*EXERCISE BRIEF*. Say how many lines contain the word "that" and give no other text.

*INPUT ROWS*.
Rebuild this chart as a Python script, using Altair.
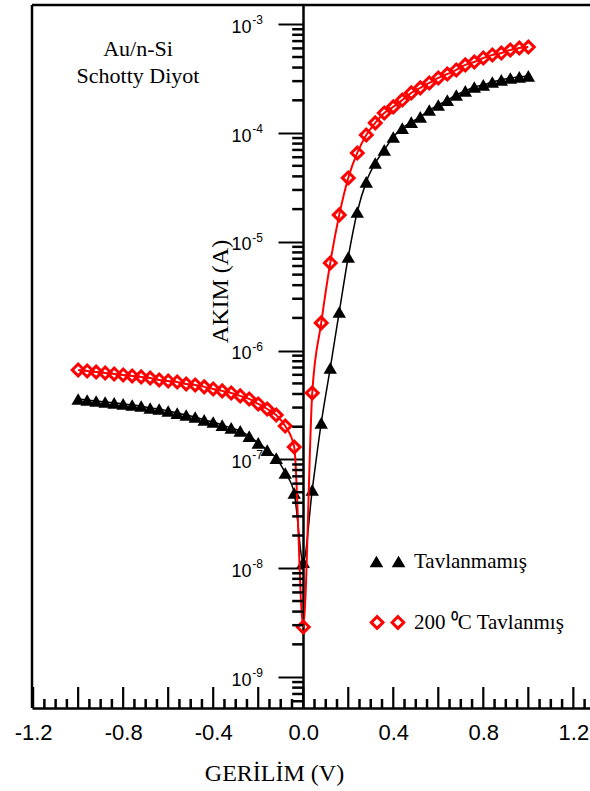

--

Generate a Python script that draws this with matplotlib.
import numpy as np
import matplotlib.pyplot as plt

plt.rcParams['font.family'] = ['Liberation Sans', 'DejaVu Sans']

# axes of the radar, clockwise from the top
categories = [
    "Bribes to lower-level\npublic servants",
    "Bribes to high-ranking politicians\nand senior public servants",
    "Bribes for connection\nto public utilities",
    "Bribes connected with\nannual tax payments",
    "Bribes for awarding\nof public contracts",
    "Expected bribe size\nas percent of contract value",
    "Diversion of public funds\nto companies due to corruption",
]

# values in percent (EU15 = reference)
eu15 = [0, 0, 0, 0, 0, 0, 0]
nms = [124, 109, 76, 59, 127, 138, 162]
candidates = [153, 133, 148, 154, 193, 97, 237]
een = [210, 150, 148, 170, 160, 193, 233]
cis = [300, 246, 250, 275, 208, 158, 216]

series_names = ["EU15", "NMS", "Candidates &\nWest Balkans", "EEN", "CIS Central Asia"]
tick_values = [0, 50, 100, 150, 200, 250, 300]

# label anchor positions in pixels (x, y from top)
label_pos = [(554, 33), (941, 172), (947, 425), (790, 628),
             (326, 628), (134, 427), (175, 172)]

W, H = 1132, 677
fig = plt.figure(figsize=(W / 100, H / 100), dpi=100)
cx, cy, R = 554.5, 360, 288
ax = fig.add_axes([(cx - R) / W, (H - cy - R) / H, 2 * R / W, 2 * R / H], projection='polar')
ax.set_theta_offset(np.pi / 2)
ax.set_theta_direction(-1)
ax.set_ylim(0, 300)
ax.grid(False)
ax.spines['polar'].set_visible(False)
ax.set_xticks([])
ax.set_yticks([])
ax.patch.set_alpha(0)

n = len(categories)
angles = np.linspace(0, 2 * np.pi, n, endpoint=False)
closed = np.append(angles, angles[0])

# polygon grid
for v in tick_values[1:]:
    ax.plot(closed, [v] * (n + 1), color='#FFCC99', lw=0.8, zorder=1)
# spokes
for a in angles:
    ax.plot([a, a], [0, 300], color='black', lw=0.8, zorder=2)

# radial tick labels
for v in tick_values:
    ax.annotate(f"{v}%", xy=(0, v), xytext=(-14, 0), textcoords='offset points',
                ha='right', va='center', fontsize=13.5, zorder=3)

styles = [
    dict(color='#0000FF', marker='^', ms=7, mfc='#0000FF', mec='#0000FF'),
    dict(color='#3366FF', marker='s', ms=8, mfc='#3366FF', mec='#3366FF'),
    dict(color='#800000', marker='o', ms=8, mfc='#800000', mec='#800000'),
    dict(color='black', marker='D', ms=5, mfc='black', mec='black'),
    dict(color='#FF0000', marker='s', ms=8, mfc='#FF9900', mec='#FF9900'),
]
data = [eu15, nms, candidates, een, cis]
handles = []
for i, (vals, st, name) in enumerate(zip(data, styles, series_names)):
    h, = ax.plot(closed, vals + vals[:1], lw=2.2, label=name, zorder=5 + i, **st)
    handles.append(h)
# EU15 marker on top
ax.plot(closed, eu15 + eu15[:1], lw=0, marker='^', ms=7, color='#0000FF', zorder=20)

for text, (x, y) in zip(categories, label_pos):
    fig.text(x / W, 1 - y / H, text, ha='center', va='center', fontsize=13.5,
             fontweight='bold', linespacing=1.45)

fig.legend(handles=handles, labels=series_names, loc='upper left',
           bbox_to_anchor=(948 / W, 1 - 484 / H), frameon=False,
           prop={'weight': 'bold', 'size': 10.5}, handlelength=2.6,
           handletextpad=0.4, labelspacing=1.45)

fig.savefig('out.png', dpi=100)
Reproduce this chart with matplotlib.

--

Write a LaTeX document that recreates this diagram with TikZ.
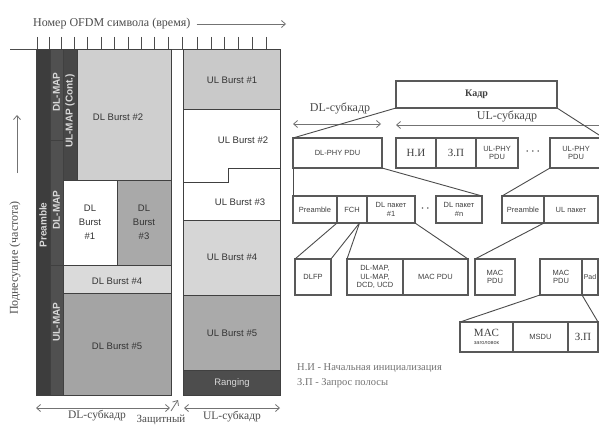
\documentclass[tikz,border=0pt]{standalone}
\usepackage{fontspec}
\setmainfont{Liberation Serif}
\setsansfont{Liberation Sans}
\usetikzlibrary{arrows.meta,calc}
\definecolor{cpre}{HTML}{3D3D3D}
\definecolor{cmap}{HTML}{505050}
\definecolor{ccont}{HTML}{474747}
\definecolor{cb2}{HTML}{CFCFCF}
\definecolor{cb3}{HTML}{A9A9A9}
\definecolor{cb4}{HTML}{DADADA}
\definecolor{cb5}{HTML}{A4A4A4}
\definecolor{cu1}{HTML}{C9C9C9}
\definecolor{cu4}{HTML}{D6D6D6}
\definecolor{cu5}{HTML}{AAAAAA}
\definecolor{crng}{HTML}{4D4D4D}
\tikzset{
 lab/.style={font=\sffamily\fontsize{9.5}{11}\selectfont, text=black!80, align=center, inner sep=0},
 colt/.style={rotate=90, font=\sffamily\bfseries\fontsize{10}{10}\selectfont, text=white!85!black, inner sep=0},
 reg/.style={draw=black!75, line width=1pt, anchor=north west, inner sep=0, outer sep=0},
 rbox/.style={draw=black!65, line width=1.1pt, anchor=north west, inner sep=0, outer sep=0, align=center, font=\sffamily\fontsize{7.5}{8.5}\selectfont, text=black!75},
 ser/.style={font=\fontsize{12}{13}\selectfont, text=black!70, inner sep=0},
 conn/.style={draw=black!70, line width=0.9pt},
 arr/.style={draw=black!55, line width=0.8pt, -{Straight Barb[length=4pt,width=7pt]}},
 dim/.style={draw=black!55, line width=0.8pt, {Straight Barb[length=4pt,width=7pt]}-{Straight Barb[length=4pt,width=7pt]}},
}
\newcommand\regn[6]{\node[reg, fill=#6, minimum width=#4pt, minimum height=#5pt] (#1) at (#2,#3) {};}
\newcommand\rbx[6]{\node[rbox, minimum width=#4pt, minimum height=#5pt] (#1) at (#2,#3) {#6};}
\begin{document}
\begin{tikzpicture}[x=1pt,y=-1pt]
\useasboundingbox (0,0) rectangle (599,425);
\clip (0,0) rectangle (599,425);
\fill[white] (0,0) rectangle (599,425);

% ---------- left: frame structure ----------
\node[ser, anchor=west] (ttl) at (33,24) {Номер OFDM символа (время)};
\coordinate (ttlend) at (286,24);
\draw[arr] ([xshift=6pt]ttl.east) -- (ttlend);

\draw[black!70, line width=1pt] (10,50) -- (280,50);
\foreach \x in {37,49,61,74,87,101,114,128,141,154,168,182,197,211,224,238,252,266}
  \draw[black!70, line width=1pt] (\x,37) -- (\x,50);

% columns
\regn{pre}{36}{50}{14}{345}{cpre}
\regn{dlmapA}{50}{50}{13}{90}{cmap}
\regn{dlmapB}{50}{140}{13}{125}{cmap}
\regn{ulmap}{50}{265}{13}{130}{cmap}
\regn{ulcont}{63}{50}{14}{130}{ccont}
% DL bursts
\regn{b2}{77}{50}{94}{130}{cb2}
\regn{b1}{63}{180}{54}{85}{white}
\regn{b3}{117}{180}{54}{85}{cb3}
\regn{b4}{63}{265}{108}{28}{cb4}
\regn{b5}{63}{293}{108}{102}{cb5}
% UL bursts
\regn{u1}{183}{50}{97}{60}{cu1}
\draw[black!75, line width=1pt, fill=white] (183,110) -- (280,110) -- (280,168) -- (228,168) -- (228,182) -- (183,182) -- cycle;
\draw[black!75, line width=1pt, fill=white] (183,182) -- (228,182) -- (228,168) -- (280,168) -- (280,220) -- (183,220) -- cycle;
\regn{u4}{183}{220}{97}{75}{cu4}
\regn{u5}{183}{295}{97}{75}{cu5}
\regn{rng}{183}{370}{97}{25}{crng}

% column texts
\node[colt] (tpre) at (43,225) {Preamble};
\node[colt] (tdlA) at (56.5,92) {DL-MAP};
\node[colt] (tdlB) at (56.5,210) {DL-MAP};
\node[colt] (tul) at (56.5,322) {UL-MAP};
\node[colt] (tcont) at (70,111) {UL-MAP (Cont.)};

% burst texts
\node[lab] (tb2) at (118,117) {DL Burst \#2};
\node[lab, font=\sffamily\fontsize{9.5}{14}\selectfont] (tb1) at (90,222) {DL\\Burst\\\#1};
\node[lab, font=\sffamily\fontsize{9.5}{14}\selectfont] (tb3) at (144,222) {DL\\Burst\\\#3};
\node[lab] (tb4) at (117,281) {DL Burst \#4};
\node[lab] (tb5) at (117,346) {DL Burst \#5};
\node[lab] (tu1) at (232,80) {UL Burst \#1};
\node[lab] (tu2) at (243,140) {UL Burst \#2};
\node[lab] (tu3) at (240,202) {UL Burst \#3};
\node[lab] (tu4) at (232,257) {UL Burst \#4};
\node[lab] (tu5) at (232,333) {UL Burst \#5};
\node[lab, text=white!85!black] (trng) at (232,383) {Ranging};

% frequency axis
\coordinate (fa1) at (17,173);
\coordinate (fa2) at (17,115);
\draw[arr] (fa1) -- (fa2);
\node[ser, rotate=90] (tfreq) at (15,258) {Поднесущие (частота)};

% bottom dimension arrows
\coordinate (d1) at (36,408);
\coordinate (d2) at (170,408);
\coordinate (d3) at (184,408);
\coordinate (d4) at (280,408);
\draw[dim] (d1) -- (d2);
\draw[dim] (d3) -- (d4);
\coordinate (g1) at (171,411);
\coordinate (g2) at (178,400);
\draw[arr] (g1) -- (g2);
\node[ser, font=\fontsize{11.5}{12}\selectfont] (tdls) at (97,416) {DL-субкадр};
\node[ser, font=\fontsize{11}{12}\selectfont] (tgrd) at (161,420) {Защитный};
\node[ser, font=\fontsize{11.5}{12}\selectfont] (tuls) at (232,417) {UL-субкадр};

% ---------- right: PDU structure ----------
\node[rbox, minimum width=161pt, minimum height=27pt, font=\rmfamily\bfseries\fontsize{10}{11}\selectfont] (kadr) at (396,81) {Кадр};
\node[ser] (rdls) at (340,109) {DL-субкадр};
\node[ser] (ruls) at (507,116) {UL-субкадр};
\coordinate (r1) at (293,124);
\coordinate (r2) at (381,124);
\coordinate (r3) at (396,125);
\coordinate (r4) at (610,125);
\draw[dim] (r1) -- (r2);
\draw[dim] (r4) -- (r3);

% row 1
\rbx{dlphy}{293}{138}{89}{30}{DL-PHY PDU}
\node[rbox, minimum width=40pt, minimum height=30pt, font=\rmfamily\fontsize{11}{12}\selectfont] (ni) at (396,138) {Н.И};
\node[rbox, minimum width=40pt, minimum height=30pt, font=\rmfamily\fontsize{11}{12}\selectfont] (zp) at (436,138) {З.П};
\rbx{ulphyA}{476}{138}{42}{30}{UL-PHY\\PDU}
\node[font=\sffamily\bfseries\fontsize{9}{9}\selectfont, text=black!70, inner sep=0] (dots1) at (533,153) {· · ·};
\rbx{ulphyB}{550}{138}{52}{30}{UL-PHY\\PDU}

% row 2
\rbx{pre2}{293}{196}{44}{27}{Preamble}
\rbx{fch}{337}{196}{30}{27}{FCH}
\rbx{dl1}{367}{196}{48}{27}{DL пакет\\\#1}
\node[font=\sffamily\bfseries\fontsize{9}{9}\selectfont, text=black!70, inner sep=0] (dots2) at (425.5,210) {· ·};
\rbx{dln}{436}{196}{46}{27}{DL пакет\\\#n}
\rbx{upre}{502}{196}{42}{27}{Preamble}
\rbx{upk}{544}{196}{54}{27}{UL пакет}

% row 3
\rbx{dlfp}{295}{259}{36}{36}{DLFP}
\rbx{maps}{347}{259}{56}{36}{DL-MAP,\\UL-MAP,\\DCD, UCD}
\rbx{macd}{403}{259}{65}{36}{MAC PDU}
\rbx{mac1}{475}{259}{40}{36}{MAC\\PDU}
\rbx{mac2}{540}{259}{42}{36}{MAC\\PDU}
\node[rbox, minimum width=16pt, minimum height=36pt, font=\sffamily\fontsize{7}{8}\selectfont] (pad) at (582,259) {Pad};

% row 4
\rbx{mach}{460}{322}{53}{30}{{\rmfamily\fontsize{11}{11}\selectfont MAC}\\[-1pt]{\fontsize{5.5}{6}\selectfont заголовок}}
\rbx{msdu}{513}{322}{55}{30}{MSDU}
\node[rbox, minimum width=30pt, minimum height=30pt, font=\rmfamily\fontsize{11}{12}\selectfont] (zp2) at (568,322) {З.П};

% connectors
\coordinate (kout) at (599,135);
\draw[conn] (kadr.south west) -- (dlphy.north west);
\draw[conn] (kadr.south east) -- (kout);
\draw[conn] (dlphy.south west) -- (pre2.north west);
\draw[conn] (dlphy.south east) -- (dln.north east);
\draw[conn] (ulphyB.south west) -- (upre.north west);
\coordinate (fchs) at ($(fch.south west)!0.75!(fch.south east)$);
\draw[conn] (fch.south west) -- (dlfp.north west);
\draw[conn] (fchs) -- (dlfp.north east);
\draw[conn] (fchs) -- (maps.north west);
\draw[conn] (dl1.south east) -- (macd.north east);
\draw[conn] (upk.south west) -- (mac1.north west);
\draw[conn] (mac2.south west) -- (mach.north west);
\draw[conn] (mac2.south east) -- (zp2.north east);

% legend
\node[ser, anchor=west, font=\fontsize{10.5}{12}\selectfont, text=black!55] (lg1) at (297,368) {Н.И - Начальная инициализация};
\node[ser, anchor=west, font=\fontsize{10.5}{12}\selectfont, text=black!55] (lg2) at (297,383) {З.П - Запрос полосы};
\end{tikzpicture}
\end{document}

*ANSWER BELOW*. 2